I think you are misreading Jefferson's letter to the Danbury Baptists. The Danbury association had written to Jefferson to congratulate him on his election to the Presidency, in particular because they supported his belief in strict separation. In that letter, they referred to the Connecticutt law that established Congregationalism as the official state church and required that they pay taxes to support it. But they also recognized that the first amendment did not prevent the states from doing so, and that Jefferson didn't have the authority to overturn that establishment; instead, they hoped that his ideas on religious freedom would spread to the states and eventually lead to disestablishment:

Sir, we are sensible that the President of the United States is not the National Legislator and also sensible that the national government cannot destroy the laws of each State, but our hopes are strong that the sentiment of our beloved President, which have had such genial effect already, like the radiant beams of the sun, will shine and prevail through all these States--and all the world--until hierarchy and tyranny be destroyed from the earth.

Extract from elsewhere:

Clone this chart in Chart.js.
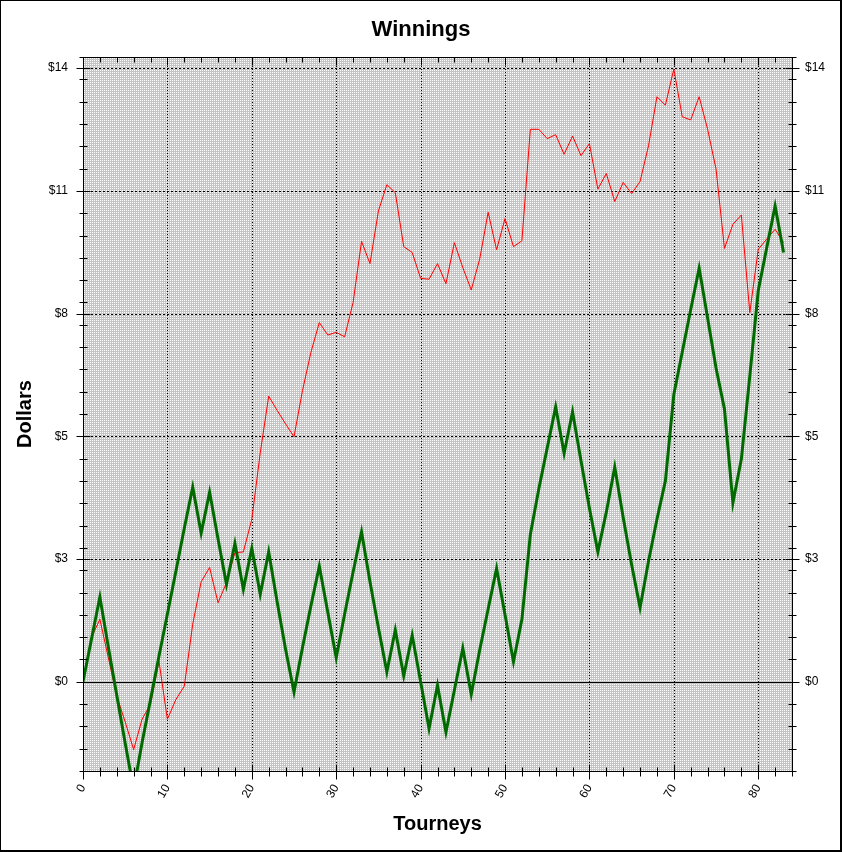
<!DOCTYPE html>
<html>
<head>
<meta charset="utf-8">
<title>Winnings</title>
<script src="https://cdn.jsdelivr.net/npm/chart.js"></script>
<style>
  html, body { margin: 0; padding: 0; background: #fff; }
  canvas { display: block; }
</style>
</head>
<body>
<canvas id="graph" width="842" height="852"></canvas>
<script>
// tourney numbers (x axis)
const tourneys = [
  0, 1, 2, 3, 4, 5, 6, 7, 8, 9, 10, 11, 12, 13, 14, 15, 16, 17, 18, 19,
  20, 21, 22, 23, 24, 25, 26, 27, 28, 29, 30, 31, 32, 33, 34, 35, 36, 37, 38, 39,
  40, 41, 42, 43, 44, 45, 46, 47, 48, 49, 50, 51, 52, 53, 54, 55, 56, 57, 58, 59,
  60, 61, 62, 63, 64, 65, 66, 67, 68, 69, 70, 71, 72, 73, 74, 75, 76, 77, 78, 79,
  80, 81, 82, 83
];

// thin red line
const redLine = [
  0, 0.99, 1.40, 0.54, -0.32, -0.90, -1.52, -0.84, -0.50, 0.46,
  -0.84, -0.40, -0.10, 1.29, 2.24, 2.56, 1.77, 2.22, 2.89, 2.91,
  3.64, 5.13, 6.40, 6.08, 5.78, 5.49, 6.52, 7.38, 8.05, 7.77,
  7.83, 7.73, 8.50, 9.87, 9.37, 10.55, 11.14, 10.96, 9.75, 9.62,
  9.04, 9.02, 9.37, 8.92, 9.84, 9.28, 8.78, 9.47, 10.52, 9.68,
  10.38, 9.75, 9.88, 12.38, 12.38, 12.17, 12.26, 11.82, 12.23, 11.79,
  12.06, 11.04, 11.39, 10.76, 11.19, 10.94, 11.21, 12.01, 13.11, 12.92,
  13.73, 12.66, 12.59, 13.11, 12.38, 11.49, 9.71, 10.25, 10.46, 8.27,
  9.69, 9.92, 10.14, 9.84
];

// thick green line
const greenLine = [
  0, 0.95, 1.90, 0.78, -0.30, -1.38, -2.42, -1.36, -0.40, 0.57,
  1.52, 2.47, 3.44, 4.36, 3.33, 4.25, 3.20, 2.18, 3.10, 2.07,
  2.99, 1.96, 2.91, 1.79, 0.73, -0.23, 0.76, 1.70, 2.59, 1.56,
  0.54, 1.52, 2.46, 3.36, 2.24, 1.21, 0.22, 1.16, 0.13, 1.04,
  0.00, -1.05, -0.08, -1.13, -0.19, 0.75, -0.28, 0.71, 1.63, 2.54,
  1.50, 0.45, 1.40, 3.30, 4.32, 5.24, 6.16, 5.12, 6.05, 4.95,
  3.89, 2.91, 3.80, 4.81, 3.68, 2.62, 1.66, 2.70, 3.64, 4.50,
  6.44, 7.39, 8.34, 9.27, 8.15, 7.03, 6.11, 4.01, 4.99, 6.85,
  8.76, 9.72, 10.66, 9.62
];

const xTickValues = [0, 10, 20, 30, 40, 50, 60, 70, 80];
const yTickValues = [0, 2.75, 5.5, 8.25, 11, 13.75];
const yTickLabels = ["$0", "$3", "$5", "$8", "$11", "$14"];

const FONT = "'Liberation Sans', Arial, sans-serif";

function makePattern(c) {
  const tile = document.createElement("canvas");
  tile.width = 2;
  tile.height = 2;
  const t = tile.getContext("2d");
  t.fillStyle = "#c4c4c4";
  t.fillRect(0, 0, 2, 2);
  t.fillStyle = "#ffffff";
  t.fillRect(0, 0, 1, 1);
  return c.createPattern(tile, "repeat");
}

function seg(c, x1, y1, x2, y2) {
  c.beginPath();
  c.moveTo(x1, y1);
  c.lineTo(x2, y2);
  c.stroke();
}

// background, dotted grid, frame and tick marks
const panel = {
  id: "panel",
  beforeDraw(chart) {
    const c = chart.ctx;
    c.save();
    c.fillStyle = "#fff";
    c.fillRect(0, 0, chart.width, chart.height);
    c.restore();
  },
  beforeDatasetsDraw(chart) {
    const c = chart.ctx;
    const a = chart.chartArea;
    const x = chart.scales.x, y = chart.scales.y;
    c.save();
    c.fillStyle = makePattern(c);
    c.fillRect(a.left, a.top, a.right - a.left, a.bottom - a.top);
    c.strokeStyle = "#000";
    c.lineWidth = 1;
    c.setLineDash([1, 2]);
    xTickValues.forEach(v => {
      if (v === 0) return;
      const px = Math.round(x.getPixelForValue(v)) + 0.5;
      seg(c, px, a.top, px, a.bottom);
    });
    c.setLineDash([2, 2]);
    yTickValues.forEach(v => {
      if (v === 0) return;
      const py = Math.round(y.getPixelForValue(v)) + 0.5;
      seg(c, a.left, py, a.right, py);
    });
    c.setLineDash([]);
    const p0 = Math.round(y.getPixelForValue(0)) + 0.5;
    seg(c, a.left, p0, a.right, p0);
    c.restore();
  },
  afterDraw(chart) {
    const c = chart.ctx;
    const a = chart.chartArea;
    const x = chart.scales.x, y = chart.scales.y;
    c.save();
    c.strokeStyle = "#000";
    c.lineWidth = 1;
    // outer frame
    c.strokeRect(0.5, 0.5, chart.width - 1, chart.height - 1);
    seg(c, chart.width - 1.5, 0, chart.width - 1.5, chart.height);
    seg(c, 0, chart.height - 1.5, chart.width, chart.height - 1.5);
    // plot box
    const L = Math.round(a.left) + 0.5, R = Math.round(a.right) + 0.5;
    const T = Math.round(a.top) + 0.5, B = Math.round(a.bottom) + 0.5;
    c.strokeRect(L, T, R - L, B - T);
    // y ticks, left and right
    for (let v = -2; v <= 14.001; v += 0.5) {
      const py = Math.round(y.getPixelForValue(v)) + 0.5;
      seg(c, L - 4, py, L + 4, py);
      seg(c, R - 4, py, R + 4, py);
    }
    yTickValues.forEach(v => {
      const py = Math.round(y.getPixelForValue(v)) + 0.5;
      seg(c, L - 7, py, L + 7, py);
      seg(c, R - 7, py, R + 7, py);
    });
    // x ticks, bottom and top (top ones point inwards)
    for (let v = 0; v <= 84; v += 2) {
      const px = Math.round(x.getPixelForValue(v)) + 0.5;
      seg(c, px, B - 4, px, B + 5);
      seg(c, px, T, px, T + 5);
    }
    xTickValues.forEach(v => {
      const px = Math.round(x.getPixelForValue(v)) + 0.5;
      seg(c, px, B - 7, px, B + 8);
      seg(c, px, T, px, T + 8);
    });
    c.restore();
  }
};

const tickFont = { family: FONT, size: 12 };
const titleFont = { family: FONT, size: 20, weight: "bold" };

const ctx = document.getElementById("graph").getContext("2d");
window.myChart = new Chart(ctx, {
  type: "line",
  data: {
    datasets: [
      {
        label: "green",
        data: tourneys.map((t, i) => ({ x: t, y: greenLine[i] })),
        borderColor: "#006a00",
        borderWidth: 3,
        pointRadius: 0,
        tension: 0,
        clip: 0,
        order: 0
      },
      {
        label: "red",
        data: tourneys.map((t, i) => ({ x: t, y: redLine[i] })),
        borderColor: "#ff0000",
        borderWidth: 1,
        pointRadius: 0,
        tension: 0,
        clip: 0,
        order: 1
      }
    ]
  },
  options: {
    responsive: false,
    animation: false,
    events: [],
    layout: { padding: 0 },
    plugins: {
      legend: { display: false },
      tooltip: { enabled: false },
      title: {
        display: true,
        text: "Winnings",
        color: "#000",
        font: { family: FONT, size: 22, weight: "bold" },
        padding: { top: 17, bottom: 13.6 }
      }
    },
    scales: {
      x: {
        type: "linear",
        min: 0,
        max: 84,
        grid: { display: false, drawTicks: false },
        border: { display: false },
        afterBuildTicks: s => { s.ticks = xTickValues.map(v => ({ value: v })); },
        afterFit: s => { s.height = 81; },
        ticks: { color: "#000", font: tickFont, minRotation: 60, maxRotation: 60, padding: 11, autoSkip: false },
        title: { display: true, text: "Tourneys", color: "#000", font: titleFont, padding: { top: 0, bottom: 16 } }
      },
      y: {
        type: "linear",
        position: "left",
        min: -2,
        max: 14,
        grid: { display: false, drawTicks: false },
        border: { display: false },
        afterBuildTicks: s => { s.ticks = yTickValues.map(v => ({ value: v })); },
        afterFit: s => { s.width = 83; },
        ticks: { color: "#000", font: tickFont, padding: 15, callback: v => yTickLabels[yTickValues.indexOf(v)] },
        title: { display: true, text: "Dollars", color: "#000", font: titleFont, padding: { top: 13, bottom: 0 } }
      },
      y2: {
        type: "linear",
        position: "right",
        min: -2,
        max: 14,
        grid: { display: false, drawTicks: false },
        border: { display: false },
        afterBuildTicks: s => { s.ticks = yTickValues.map(v => ({ value: v })); },
        afterFit: s => { s.width = 50; },
        ticks: { color: "#000", font: tickFont, padding: 13, callback: v => yTickLabels[yTickValues.indexOf(v)] }
      }
    }
  },
  plugins: [panel]
});
</script>
</body>
</html>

And Jefferson replied, saying that he agreed with them on this and that he expects those ideas to spread, saying that he "shall see with sincere satisfaction the progress of those sentiments which tend to restore to man all his natural rights". Both the Danbury Baptists and Jefferson agreed that nothing in the Constitution gave him the authority to overrule state establishments and they were right. Thankfully, they were also right that the ideals of religious freedom did spread to the states, leading them to disestablish on their own. By 1833, all of the states had disestablished.